• **Supplied material**
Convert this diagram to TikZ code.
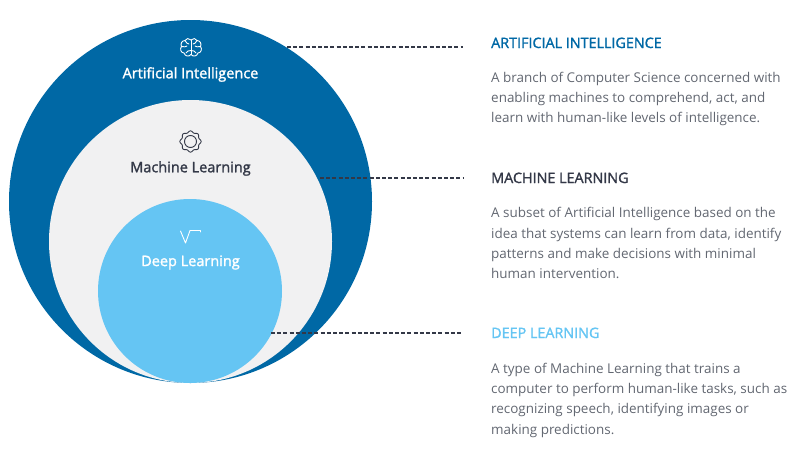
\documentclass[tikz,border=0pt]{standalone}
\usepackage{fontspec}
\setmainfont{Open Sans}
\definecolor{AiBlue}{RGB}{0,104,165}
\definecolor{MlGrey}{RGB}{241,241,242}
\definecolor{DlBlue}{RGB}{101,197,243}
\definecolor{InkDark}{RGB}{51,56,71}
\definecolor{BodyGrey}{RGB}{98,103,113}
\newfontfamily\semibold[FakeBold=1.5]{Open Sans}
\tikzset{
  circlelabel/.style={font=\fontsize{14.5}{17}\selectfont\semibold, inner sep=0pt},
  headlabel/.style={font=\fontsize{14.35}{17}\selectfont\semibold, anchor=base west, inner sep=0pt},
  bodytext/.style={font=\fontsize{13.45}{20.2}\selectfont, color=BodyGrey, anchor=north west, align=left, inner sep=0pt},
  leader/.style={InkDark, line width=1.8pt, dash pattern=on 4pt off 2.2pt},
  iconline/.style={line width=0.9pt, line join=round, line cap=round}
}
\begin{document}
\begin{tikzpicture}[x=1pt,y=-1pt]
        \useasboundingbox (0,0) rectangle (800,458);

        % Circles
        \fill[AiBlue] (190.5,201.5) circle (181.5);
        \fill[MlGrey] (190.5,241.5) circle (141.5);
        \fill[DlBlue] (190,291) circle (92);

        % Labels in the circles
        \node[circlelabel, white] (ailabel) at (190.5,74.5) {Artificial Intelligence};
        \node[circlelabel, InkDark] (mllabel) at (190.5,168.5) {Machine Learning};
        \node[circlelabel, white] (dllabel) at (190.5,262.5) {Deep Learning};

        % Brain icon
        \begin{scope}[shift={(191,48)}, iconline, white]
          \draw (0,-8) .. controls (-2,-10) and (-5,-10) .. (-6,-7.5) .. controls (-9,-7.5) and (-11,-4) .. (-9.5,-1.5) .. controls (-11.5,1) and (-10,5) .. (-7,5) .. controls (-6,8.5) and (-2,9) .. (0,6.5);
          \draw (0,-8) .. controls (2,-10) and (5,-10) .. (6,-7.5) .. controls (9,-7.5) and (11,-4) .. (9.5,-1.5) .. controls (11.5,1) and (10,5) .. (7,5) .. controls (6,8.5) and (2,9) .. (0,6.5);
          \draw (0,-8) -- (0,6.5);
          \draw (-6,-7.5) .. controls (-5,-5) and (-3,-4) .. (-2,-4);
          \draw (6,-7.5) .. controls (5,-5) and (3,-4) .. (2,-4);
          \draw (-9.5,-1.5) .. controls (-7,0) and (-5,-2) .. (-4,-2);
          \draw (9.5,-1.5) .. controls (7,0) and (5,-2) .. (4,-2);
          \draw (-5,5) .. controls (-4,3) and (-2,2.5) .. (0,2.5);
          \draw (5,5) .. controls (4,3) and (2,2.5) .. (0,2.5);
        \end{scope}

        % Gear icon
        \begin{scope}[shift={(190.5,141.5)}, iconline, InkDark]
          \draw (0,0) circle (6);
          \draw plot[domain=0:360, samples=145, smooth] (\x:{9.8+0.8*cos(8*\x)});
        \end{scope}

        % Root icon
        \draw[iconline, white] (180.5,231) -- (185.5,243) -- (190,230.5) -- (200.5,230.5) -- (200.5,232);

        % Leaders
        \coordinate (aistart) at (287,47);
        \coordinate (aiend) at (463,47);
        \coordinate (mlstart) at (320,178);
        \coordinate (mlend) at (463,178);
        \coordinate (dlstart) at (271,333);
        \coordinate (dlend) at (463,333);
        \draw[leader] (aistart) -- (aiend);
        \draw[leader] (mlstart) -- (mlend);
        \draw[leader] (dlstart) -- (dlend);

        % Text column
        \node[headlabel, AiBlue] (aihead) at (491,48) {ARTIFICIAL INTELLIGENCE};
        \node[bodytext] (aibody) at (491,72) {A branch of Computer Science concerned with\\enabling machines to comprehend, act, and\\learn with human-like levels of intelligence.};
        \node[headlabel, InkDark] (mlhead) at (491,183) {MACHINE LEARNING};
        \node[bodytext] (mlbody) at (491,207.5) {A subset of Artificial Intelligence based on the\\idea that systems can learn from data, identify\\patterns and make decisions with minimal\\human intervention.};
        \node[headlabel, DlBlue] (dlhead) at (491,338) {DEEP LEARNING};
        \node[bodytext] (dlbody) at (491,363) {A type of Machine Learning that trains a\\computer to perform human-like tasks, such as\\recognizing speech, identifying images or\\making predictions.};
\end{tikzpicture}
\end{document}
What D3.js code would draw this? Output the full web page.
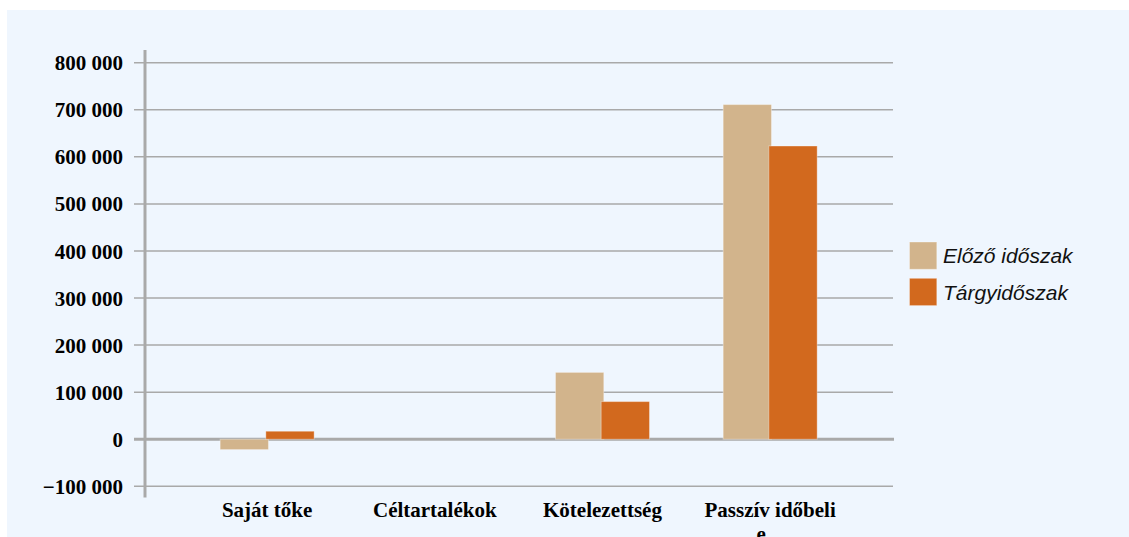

• **Work to do**
Please repeat exactly the data above from its first line to the line that contains "white] (dllabel) at", inclusive, and leave every picture out.

• **Written solution**
Convert this diagram to TikZ code.
\documentclass[tikz,border=0pt]{standalone}
\usepackage{fontspec}
\setmainfont{Open Sans}
\definecolor{AiBlue}{RGB}{0,104,165}
\definecolor{MlGrey}{RGB}{241,241,242}
\definecolor{DlBlue}{RGB}{101,197,243}
\definecolor{InkDark}{RGB}{51,56,71}
\definecolor{BodyGrey}{RGB}{98,103,113}
\newfontfamily\semibold[FakeBold=1.5]{Open Sans}
\tikzset{
  circlelabel/.style={font=\fontsize{14.5}{17}\selectfont\semibold, inner sep=0pt},
  headlabel/.style={font=\fontsize{14.35}{17}\selectfont\semibold, anchor=base west, inner sep=0pt},
  bodytext/.style={font=\fontsize{13.45}{20.2}\selectfont, color=BodyGrey, anchor=north west, align=left, inner sep=0pt},
  leader/.style={InkDark, line width=1.8pt, dash pattern=on 4pt off 2.2pt},
  iconline/.style={line width=0.9pt, line join=round, line cap=round}
}
\begin{document}
\begin{tikzpicture}[x=1pt,y=-1pt]
        \useasboundingbox (0,0) rectangle (800,458);

        % Circles
        \fill[AiBlue] (190.5,201.5) circle (181.5);
        \fill[MlGrey] (190.5,241.5) circle (141.5);
        \fill[DlBlue] (190,291) circle (92);

        % Labels in the circles
        \node[circlelabel, white] (ailabel) at (190.5,74.5) {Artificial Intelligence};
        \node[circlelabel, InkDark] (mllabel) at (190.5,168.5) {Machine Learning};
        \node[circlelabel, white] (dllabel) at (190.5,262.5) {Deep Learning};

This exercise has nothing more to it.